We should consider though, that in the end you will also need to trust the broker, the data provider (more on this very soon…), the server where you host your strategy… It is a compromise of course, but in relative terms should be a safe choice.
If we talk about vectorized backtesting, we are going to be focusing on speed. The computer does not need to wait for a candle to finish to perform operations on events that happened on the other side of the historical data you are using to test your strategy against. The set of data will be processed as a whole, no turning back.
The most immediate problem of vectorized backtesting is look-ahead bias. You can easily use data from the future to code your strategy rules with this method. To an experienced coder this could be evident, but this now adds another layer to building your code. You will need to be very careful in not adding this bias into your backtest as it can easily make your system look great when in fact you are just using information from the future to build your edge.
We will expand on a specific strategy using vectorized backtesting in another article. The risk and extra care you need for building your backtest is compensated by the enormous advantage in speed it gives in some cases.
Now that we have covered a bit on the actual backtesting engine that most trading platforms use, we can go to understand some technology stacks to build your own backtesting engine.
There are a myriad of open-source libraries available for backtest and live trading, both for cryptocurrencies and traditional markets.
The good is obvious, most of the times you can start building on already made code (if you have the rights and permissions — not so trivial), so you have a starting point.
The thing here though is you will need to match the code you can use with your strategy and when you code your specific set of rules in the open source library or platform you are using, the result can range from excellent — your strategies backtest and trade exactly as they are supposed to, withstanding time and inclement weather without issues, to the most common one — you need updates on some specific part of the engine, hence, you are dependent on the creators of the library you are using.
C++ fully fledged rocket platform
Please don’t do this unless you need a sub millisecond latency for your high frequency trading optimal allocation strategy, or you are looking at MEV within DeFi strategies. You will need a team of engineers to work on an optimal memory allocation for some time before sending your first order.
If you need the above and can print money before deploying your advanced strategies, do consider this option.
Cloud based solution
Trendy. You can launch your own EC2 instance in AWS within minutes and you can send a few orders and performance reports with an AMI suited for the job. Should you do it?
Cloud solutions are the modern way of building your tech stack, it is relatively easier to scale your applications and interconnect your modules. Your backtesting, data warehouse and machine learning systems all in the same place… Well, this is true, but be prepared to study hard or hire an experienced cloud engineer or two.

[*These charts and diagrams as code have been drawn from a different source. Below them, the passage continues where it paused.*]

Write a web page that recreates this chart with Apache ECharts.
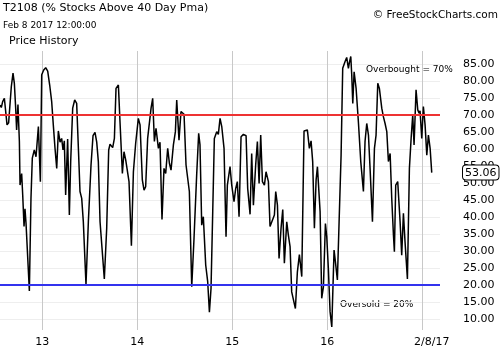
<!DOCTYPE html>
<html>
<head>
<meta charset="utf-8">
<script src="https://cdn.jsdelivr.net/npm/echarts@6/dist/echarts.min.js"></script>
<style>
  html, body { margin: 0; padding: 0; background: #fff; }
  #chart { width: 500px; height: 350px; }
</style>
</head>
<body>
<div id="chart"></div>
<script>
// dates as fractional years (13 = Jan 1 2013), values = T2108 %
var dates = [
  12.555,12.569,12.583,12.601,12.615,12.629,12.646,12.657,12.674,12.692,12.706,12.720,12.730,12.744,12.759,12.766,12.783,12.794,12.808,12.818,12.829,12.864,12.881,12.895,12.916,12.934,12.959,12.980,12.994,13.015,13.036,13.057,13.078,13.099,13.116,13.134,13.152,13.169,13.187,13.204,13.218,13.232,13.246,13.267,13.285,13.299,13.320,13.341,13.362,13.380,13.397,13.415,13.432,13.460,13.485,13.513,13.534,13.555,13.573,13.590,13.608,13.625,13.653,13.678,13.699,13.713,
  13.741,13.759,13.776,13.801,13.818,13.843,13.860,13.878,13.895,13.913,13.938,13.959,13.983,14.011,14.029,14.053,14.071,14.088,14.109,14.127,14.145,14.162,14.180,14.197,14.222,14.239,14.260,14.281,14.299,14.320,14.338,14.355,14.380,14.401,14.415,14.439,14.460,14.478,14.492,14.513,14.548,14.573,14.597,14.625,14.646,14.660,14.678,14.695,14.720,14.741,14.759,14.776,14.794,14.811,14.836,14.853,14.871,
  14.889,14.913,14.934,14.948,14.976,14.994,15.018,15.036,15.053,15.071,15.092,15.117,15.145,15.162,15.187,15.204,15.222,15.246,15.264,15.282,15.299,15.317,15.338,15.355,15.380,15.397,15.418,15.443,15.457,15.475,15.492,15.513,15.531,15.548,15.573,15.590,15.608,15.625,15.643,15.664,15.685,15.706,15.731,15.755,15.790,15.811,15.829,15.846,15.864,15.882,15.896,15.924,15.941,15.959,15.980,15.994,16.011,16.029,16.047,
  16.071,16.085,16.106,16.124,16.145,16.162,16.187,16.204,16.222,16.233,16.247,16.257,16.268,16.282,16.303,16.327,16.352,16.380,16.397,16.415,16.433,16.450,16.475,16.496,16.513,16.531,16.548,16.573,16.590,16.608,16.626,16.643,16.661,16.678,16.696,16.706,16.720,16.741,16.766,16.783,16.801,16.818,16.843,16.864,16.882,16.899,16.913,16.934,16.952,16.966,16.976,16.994,17.011,17.029,17.047,17.064,17.082,17.099
];
var values = [
  72.9,72.2,73.9,74.9,75.2,67.1,67.7,67.5,78.3,82.3,79.3,72.0,65.6,73.1,62.2,49.4,52.8,46.5,37.2,42.4,38.1,18.3,45.5,57.3,59.7,57.7,66.6,50.4,81.8,83.2,83.9,82.9,78.8,73.9,67.1,60.2,54.3,65.3,62.0,63.1,59.7,62.4,46.5,62.9,40.6,56.3,72.0,74.4,73.4,60.2,47.5,45.5,38.6,20.2,38.6,55.3,63.9,64.9,62.0,56.3,38.6,39.1,21.8,36.7,59.7,61.4,
  60.4,63.1,77.8,78.8,68.0,52.8,59.2,56.8,56.8,50.4,31.6,53.3,61.7,69.0,67.1,50.9,47.9,48.9,63.1,63.6,72.0,74.9,62.2,66.1,60.2,62.0,39.3,54.3,52.8,60.2,55.8,53.8,61.2,65.1,74.4,62.6,71.0,71.5,70.2,55.3,47.5,19.5,33.7,52.4,64.6,61.2,37.6,40.1,25.9,21.0,12.0,19.0,41.6,63.1,65.1,64.3,69.0,
  66.6,60.2,34.2,49.4,54.8,49.4,44.5,48.4,50.4,40.1,63.6,64.3,63.9,48.4,40.8,58.7,43.5,55.3,62.2,49.9,64.1,50.4,49.4,53.3,50.4,37.2,36.7,40.6,47.5,43.5,27.8,36.7,42.2,26.4,38.6,34.7,31.3,18.0,18.5,13.1,23.9,29.0,22.5,65.3,65.6,60.2,62.4,56.3,36.7,50.9,54.8,41.6,16.1,19.5,38.1,34.2,24.9,12.2,7.7,
  30.3,26.9,21.5,38.6,58.2,83.7,85.7,86.9,83.7,85.5,87.2,81.8,73.4,82.7,77.8,68.0,56.3,47.5,62.2,67.5,64.1,54.3,38.6,60.2,64.1,79.3,77.8,72.0,69.5,67.5,65.1,56.3,58.7,45.5,34.7,29.8,49.4,50.4,38.6,28.8,41.1,32.7,21.8,54.3,63.1,70.0,61.2,77.4,71.5,70.5,71.2,63.1,72.5,67.1,58.2,64.1,60.2,53.06
];
var yearTicks = [13, 14, 15, 16, 17];
var lastDateLabel = '2/8/17';
var yTicks = [10, 15, 20, 25, 30, 35, 40, 45, 50, 55, 60, 65, 70, 75, 80, 85];
var overbought = 70;
var oversold = 20;

var font = 'DejaVu Sans';
var lastDate = dates[dates.length - 1];
var lastValue = values[values.length - 1];

var chart = echarts.init(document.getElementById('chart'));
chart.setOption({
  animation: false,
  backgroundColor: '#fff',
  grid: { left: 0, right: 60, top: 51, bottom: 20 },
  xAxis: {
    type: 'value',
    min: 12.555,
    max: 17.186,
    axisLine: { show: false },
    axisTick: { show: false, customValues: yearTicks },
    axisLabel: {
      customValues: yearTicks.slice(0, 4).concat([lastDate]),
      formatter: function (v) { return v > 17 ? lastDateLabel : String(Math.round(v)); },
      color: '#000', fontFamily: font, fontSize: 11, margin: 7
    },
    splitLine: { show: true, lineStyle: { color: '#c8c8c8', width: 1 } }
  },
  yAxis: {
    type: 'value',
    position: 'right',
    min: 6.8,
    max: 88.8,
    axisLine: { show: false },
    axisTick: { show: false, customValues: yTicks },
    axisLabel: {
      customValues: yTicks,
      formatter: function (v) { return v.toFixed(2); },
      color: '#000', fontFamily: font, fontSize: 11, margin: 23
    },
    splitLine: { show: true, lineStyle: { color: '#eeeeee', width: 1 } },
    axisPointer: {
      show: true,
      value: lastValue,
      status: 'show',
      type: 'line',
      lineStyle: { opacity: 0 },
      label: {
        show: true,
        precision: 2,
        margin: 23,
        backgroundColor: '#fff',
        borderColor: '#000',
        borderWidth: 1,
        borderRadius: 3,
        padding: [2, 2, 1, 2],
        color: '#000',
        fontFamily: font,
        fontSize: 11
      }
    }
  },
  series: [{
    name: 'T2108',
    type: 'line',
    data: dates.map(function (d, i) { return [d, values[i]]; }),
    showSymbol: false,
    symbol: 'none',
    lineStyle: { color: '#000', width: 1.5 },
    z: 3,
    markLine: {
      silent: true,
      symbol: 'none',
      label: { show: false },
      data: [
        { yAxis: overbought, lineStyle: { color: '#ee3333', width: 2, type: 'solid' } },
        { yAxis: oversold, lineStyle: { color: '#3333ee', width: 2, type: 'solid' } }
      ]
    }
  }],
  graphic: [
    { type: 'text', left: 3, top: 3, style: { text: 'T2108 (% Stocks Above 40 Day Pma)', fill: '#000', font: '11px "DejaVu Sans"' } },
    { type: 'text', left: 3, top: 21, style: { text: 'Feb 8 2017 12:00:00', fill: '#000', font: '9px "DejaVu Sans"' } },
    { type: 'text', left: 9, top: 36, style: { text: 'Price History', fill: '#000', font: '11px "DejaVu Sans"' } },
    { type: 'text', right: 2, top: 10, style: { text: '© FreeStockCharts.com', fill: '#000', font: '10.5px "DejaVu Sans"' } },
    { type: 'text', left: 366, top: 65, style: { text: 'Overbought = ' + overbought + '%', fill: '#000', font: '9px "DejaVu Sans"' } },
    { type: 'text', left: 340, top: 300, style: { text: 'Oversold = ' + oversold + '%', fill: '#000', font: '9px "DejaVu Sans"' } }
  ]
});
</script>
</body>
</html>
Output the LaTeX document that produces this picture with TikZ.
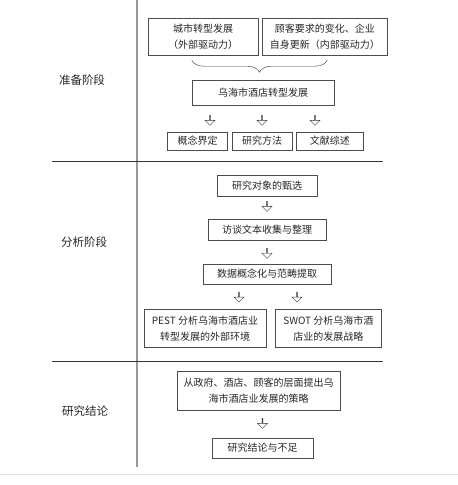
\documentclass[tikz,border=0pt]{standalone}
\usepackage{fontspec}
\setmainfont{Noto Sans CJK SC}
\usepackage{tikz}
\usetikzlibrary{positioning, shapes.arrows, decorations.pathreplacing}

\begin{document}
\begin{tikzpicture}[
    x=1pt, y=1pt,
    node distance=6pt,
    stepnode/.style={draw=black!70, text=black!85, align=center, inner sep=2pt, font=\fontsize{10}{15.5}\selectfont},
    stage/.style={text=black!85, font=\fontsize{11.5}{14}\selectfont},
    hollow/.style={single arrow, draw=black!80, fill=white, shape border rotate=270, minimum height=10pt, minimum width=10pt, single arrow head extend=2.5pt, inner sep=0pt},
    divider/.style={black!80, line width=0.7pt}
]
\useasboundingbox (0,0) rectangle (458,-485);

% Stage frame
\coordinate (vtop) at (137,0);
\coordinate (vbot) at (137,-467);
\draw[gray!80, line width=1.2pt] (vtop) -- (vbot);
\draw[divider] (52,-161) -- (383,-161);
\draw[divider] (52,-361) -- (383,-361);
\draw[gray!25, line width=1pt] (0,-474) -- (458,-474);

% Stage labels
\node[stage] (prep) at (82,-80) {准备阶段};
\node[stage] (anal) at (84,-242) {分析阶段};
\node[stage] (concl) at (85,-411) {研究结论};

% Preparation stage
\node[stepnode, minimum width=110pt, minimum height=37pt] (drive1) at (203,-36.5) {城市转型发展\\（外部驱动力）};
\node[stepnode, minimum width=125pt, minimum height=37pt, right=4pt of drive1] (drive2) {顾客要求的变化、企业\\自身更新（内部驱动力）};
\node[stepnode, minimum width=142pt, minimum height=25pt] (hotel) at (263,-92.5) {乌海市酒店转型发展};

\coordinate (bl) at ([yshift=-5pt]drive1.south -| hotel.west);
\coordinate (br) at ([xshift=-7pt]hotel.east |- bl);
\draw[decorate, decoration={brace, mirror, amplitude=12pt}, black!80] (bl) -- (br);

\node[hollow, below=10pt of hotel, xshift=-53pt] (h1) {};
\node[hollow, below=10pt of hotel, xshift=-1pt] (h2) {};
\node[hollow, below=10pt of hotel, xshift=52pt] (h3) {};

\node[stepnode, minimum width=60pt, minimum height=18pt, below=6pt of h2] (method) {研究方法};
\node[stepnode, minimum width=60pt, minimum height=18pt, left=4pt of method] (concept) {概念界定};
\node[stepnode, minimum width=67pt, minimum height=18pt, right=4pt of method] (review) {文献综述};

% Analysis stage
\node[stepnode, minimum width=100pt, minimum height=21pt] (object) at (267,-185.5) {研究对象的甄选};
\node[hollow, below=5pt of object] (h4) {};
\node[stepnode, minimum width=118pt, minimum height=21pt, below=7pt of h4] (interview) {访谈文本收集与整理};
\node[hollow, below=8pt of interview] (h5) {};
\node[stepnode, minimum width=128pt, minimum height=20pt, below=5pt of h5] (coding) {数据概念化与范畴提取};
\node[hollow, below=8pt of coding, xshift=-28pt] (h6) {};
\node[hollow, below=8pt of coding, xshift=30pt] (h7) {};

\node[stepnode, minimum width=122pt, minimum height=38pt, below=7pt of h6, xshift=-34pt] (pest) {PEST 分析乌海市酒店业\\转型发展的外部环境};
\node[stepnode, minimum width=106pt, minimum height=38pt, right=9pt of pest] (swot) {SWOT 分析乌海市酒\\店业的发展战略};

% Conclusion stage
\node[stepnode, minimum width=163pt, minimum height=39pt] (strategy) at (258.5,-390.5) {从政府、酒店、顾客的层面提出乌\\海市酒店业发展的策略};
\node[hollow, below=8pt of strategy, xshift=4pt] (h8) {};
\node[stepnode, minimum width=101pt, minimum height=20pt, below=9pt of h8] (summary) {研究结论与不足};

\end{tikzpicture}
\end{document}
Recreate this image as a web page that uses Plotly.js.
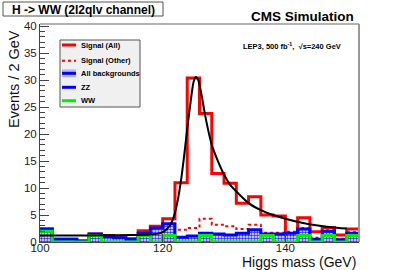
<!DOCTYPE html>
<html><head><meta charset="utf-8">
<script src="https://cdn.plot.ly/plotly-3.0.1.min.js"></script>
<style>html,body{margin:0;padding:0;background:#fff}#plot{width:399px;height:270px}</style>
</head><body><div id="plot"></div>
<script>
// Bin low edges (GeV), bin width 2 GeV
const massLow = [100,102,104,106,108,110,112,114,116,118,120,122,124,126,128,130,132,134,136,138,140,142,144,146,148,150];
const binWidth = 2;
// Signal (All)
const signalAll = [2.4,0.5,0.5,0.2,1.5,1.2,0.8,0.6,2.1,2.9,4.3,11.0,30.4,23.8,12.7,10.9,7.2,8.4,5.0,4.8,1.3,4.5,1.9,2.7,1.3,2.4];
// Signal (Other)
const signalOther = [0,0,0,0,0,0,0,0,0,0,0,2.25,2.6,4.3,3.2,2.9,2.4,3.2,1.7,1.7,1.9,2.6,0.8,2.2,0.6,1.8];
// All backgrounds (ZZ line on top)
const allBkg = [2.4,0.5,0.5,0.2,1.5,1.0,0.8,0.5,1.6,2.6,3.4,0.9,1.1,1.6,1.5,1.3,1.6,2.25,1.5,1.5,1.6,2.4,0.5,2.0,0.4,1.6];
// WW
const ww = [2.0,0,0,0,1.2,0,0,0,1.2,0,1.2,0,0,1.2,0,0,0,0,1.2,0,0,1.2,0,1.2,0,1.2];
// Fit curve
const fitX = [100,105,110,115,118,119.5,120.5,121.3,121.9,122.5,123,123.5,124,124.5,125,125.4,125.8,126.3,127,128,129,130,131,132.5,134,136,138,140,142.5,145,147.5,150];
const fitY = [1.2,1.2,1.25,1.3,1.4,1.6,2.2,3.3,5.0,8.0,11.5,16,21,25.5,29.5,30.6,30.0,27.5,23,18,15,12.5,10.6,8.8,7.2,5.9,5.0,4.3,3.6,3.1,2.75,2.5];

const xTicks = [100,120,140];

function stepX(){ const e = massLow.slice(); e.push(massLow[massLow.length-1]+binWidth); return e; }
function stepY(v){ const a = v.slice(); a.push(v[v.length-1]); return a; }

const FONT = 'Liberation Sans, Arial, Helvetica, sans-serif';
const L = 40, R = 40, T = 24, B = 28, W = 399, H = 270;
const PW = W-L-R, PH = H-T-B;
const px = x => (x-L)/PW;
const py = y => (H-B-y)/PH;

const traces = [
  {x: stepX(), y: stepY(signalAll), type:'scatter', mode:'lines', line:{shape:'hv', color:'#ff0000', width:3}, name:'Signal (All)'},
  {x: stepX(), y: stepY(signalOther), type:'scatter', mode:'lines', line:{shape:'hv', color:'#ff0000', width:2, dash:'dot'}, name:'Signal (Other)'},
  {x: stepX(), y: stepY(allBkg), type:'scatter', mode:'lines', fill:'tozeroy', fillcolor:'rgba(0,0,0,0)',
   fillpattern:{shape:'.', size:3, solidity:0.55, fgcolor:'#2a2aff', bgcolor:'#ffffff'},
   line:{shape:'hv', color:'#0000ff', width:3}, name:'All backgrounds'},
  {x: stepX(), y: stepY(ww), type:'scatter', mode:'lines', line:{shape:'hv', color:'#00ee00', width:3}, name:'WW'},
  {x: fitX, y: fitY, type:'scatter', mode:'lines', line:{shape:'spline', smoothing:0.6, color:'#000000', width:2}, name:'fit'}
];

const legY = [45, 60.7, 73.3, 87.3, 100.7];
const legText = ['Signal (All)','Signal (Other)','All backgrounds','ZZ','WW'];
const shapes = [
  {type:'line', xref:'paper', yref:'paper', x0:0, x1:1, y0:1, y1:1, line:{color:'#999', width:1.5}},
  {type:'line', xref:'paper', yref:'paper', x0:1, x1:1, y0:0, y1:1, line:{color:'#999', width:2}},
  {type:'rect', xref:'paper', yref:'paper', x0:px(3), x1:px(163), y0:py(16), y1:py(2), fillcolor:'#fff', line:{color:'#555', width:1}},
  {type:'rect', xref:'paper', yref:'paper', x0:px(60), x1:px(140), y0:py(107), y1:py(40), fillcolor:'#f0f0f0', line:{color:'#555', width:1}},
  {type:'line', xref:'paper', yref:'paper', x0:px(62), x1:px(76), y0:py(legY[0]), y1:py(legY[0]), line:{color:'#ff0000', width:3}},
  {type:'line', xref:'paper', yref:'paper', x0:px(62), x1:px(76), y0:py(legY[1]), y1:py(legY[1]), line:{color:'#ff0000', width:2, dash:'dot'}},
  {type:'rect', xref:'paper', yref:'paper', x0:px(62), x1:px(76), y0:py(legY[2]+4), y1:py(legY[2]-4), fillcolor:'#b8b8f4', line:{width:0}},
  {type:'line', xref:'paper', yref:'paper', x0:px(62), x1:px(76), y0:py(legY[2]), y1:py(legY[2]), line:{color:'#0000ff', width:3}},
  {type:'line', xref:'paper', yref:'paper', x0:px(62), x1:px(76), y0:py(legY[3]), y1:py(legY[3]), line:{color:'#0000ff', width:3}},
  {type:'line', xref:'paper', yref:'paper', x0:px(62), x1:px(76), y0:py(legY[4]), y1:py(legY[4]), line:{color:'#00ee00', width:3}}
];

const annotations = [
  {text:'<b>H -&gt; WW (2l2qlv channel)</b>', xref:'paper', yref:'paper', x:px(83), y:py(9.5), xanchor:'center', yanchor:'middle', showarrow:false, font:{family:FONT, size:12, color:'#000'}},
  {text:'<b>CMS Simulation</b>', xref:'paper', yref:'paper', x:px(302), y:py(16.5), xanchor:'center', yanchor:'middle', showarrow:false, font:{family:FONT, size:13.5, color:'#000'}},
  {text:'<b>LEP3, 500 fb<sup>-1</sup>,  √s=240 GeV</b>', xref:'paper', yref:'paper', x:px(291.5), y:py(46), xanchor:'center', yanchor:'middle', showarrow:false, font:{family:FONT, size:7.5, color:'#000'}},
  {text:'Events / 2 GeV', xref:'paper', yref:'paper', x:px(14), y:py(28), xanchor:'center', yanchor:'top', textangle:-90, showarrow:false, font:{family:FONT, size:14.5, color:'#111'}},
  {text:'Higgs mass (GeV)', xref:'paper', yref:'paper', x:px(358), y:py(262), xanchor:'right', yanchor:'middle', showarrow:false, font:{family:FONT, size:14, color:'#111'}}
];
legText.forEach((t,i)=>annotations.push({text:'<b>'+t+'</b>', xref:'paper', yref:'paper', x:px(79), y:py(legY[i]), xanchor:'left', yanchor:'middle', showarrow:false, font:{family:FONT, size:7.5, color:'#000'}}));

const layout = {
  width:W, height:H, margin:{l:L, r:R, t:T, b:B, pad:0},
  paper_bgcolor:'#fff', plot_bgcolor:'#fff', showlegend:false,
  font:{family:FONT, color:'#222'},
  xaxis:{range:[100,152], tickvals:xTicks, ticks:'inside', ticklen:8, tickcolor:'#444', showline:true, linecolor:'#444', linewidth:1,
         showgrid:false, zeroline:false, ticklabelstandoff:-5, tickfont:{family:FONT, size:11.5, color:'#222'}},
  yaxis:{range:[0,40.4], dtick:5, tick0:0, ticks:'inside', ticklen:9, tickcolor:'#444', showline:true, linecolor:'#444', linewidth:1,
         showgrid:false, zeroline:false, tickfont:{family:FONT, size:11.5, color:'#222'},
         minor:{ticks:'inside', dtick:1, ticklen:5, tickcolor:'#444', showgrid:false}},
  shapes:shapes, annotations:annotations
};
Plotly.newPlot('plot', traces, layout, {staticPlot:true, displayModeBar:false});
</script></body></html>
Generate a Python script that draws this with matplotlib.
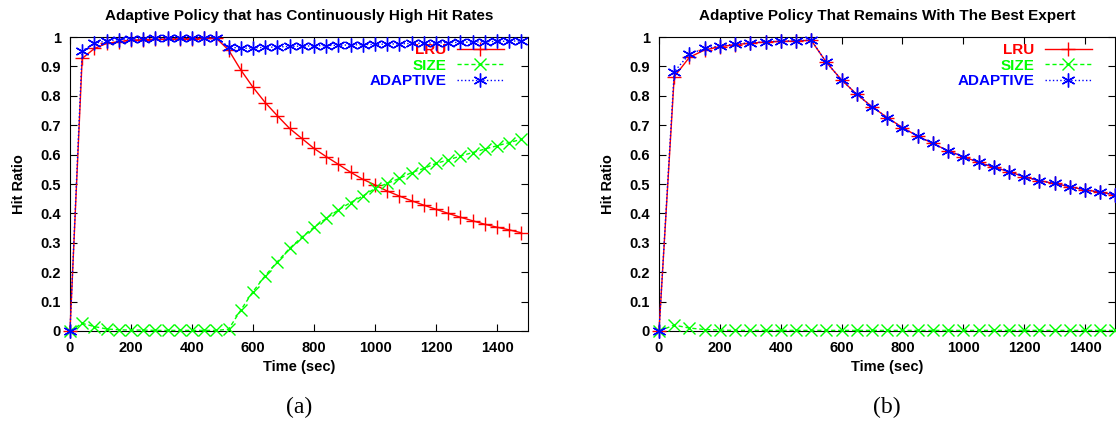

Building a backtester in the cloud is an advanced task. Check pricing. Many moving parts affect your solution and if you miss one point you will need to sacrifice performance or accuracy. Or maybe your solution does not need such an advanced backtester but then, why not going with a standalone platform that handles all the backend requirements for you meanwhile you just centre your shot on building the strategy?
A lot of quantitative hedge funds use solutions that are suboptimal because of having the determination of building everything in-house. Of course, there are other factors that need to be considered as data protection, flexibility, security… However, a correct planning based on your needs will likely save you from headaches and phantom orders in the future. Maybe it can save you also from trading a broken model.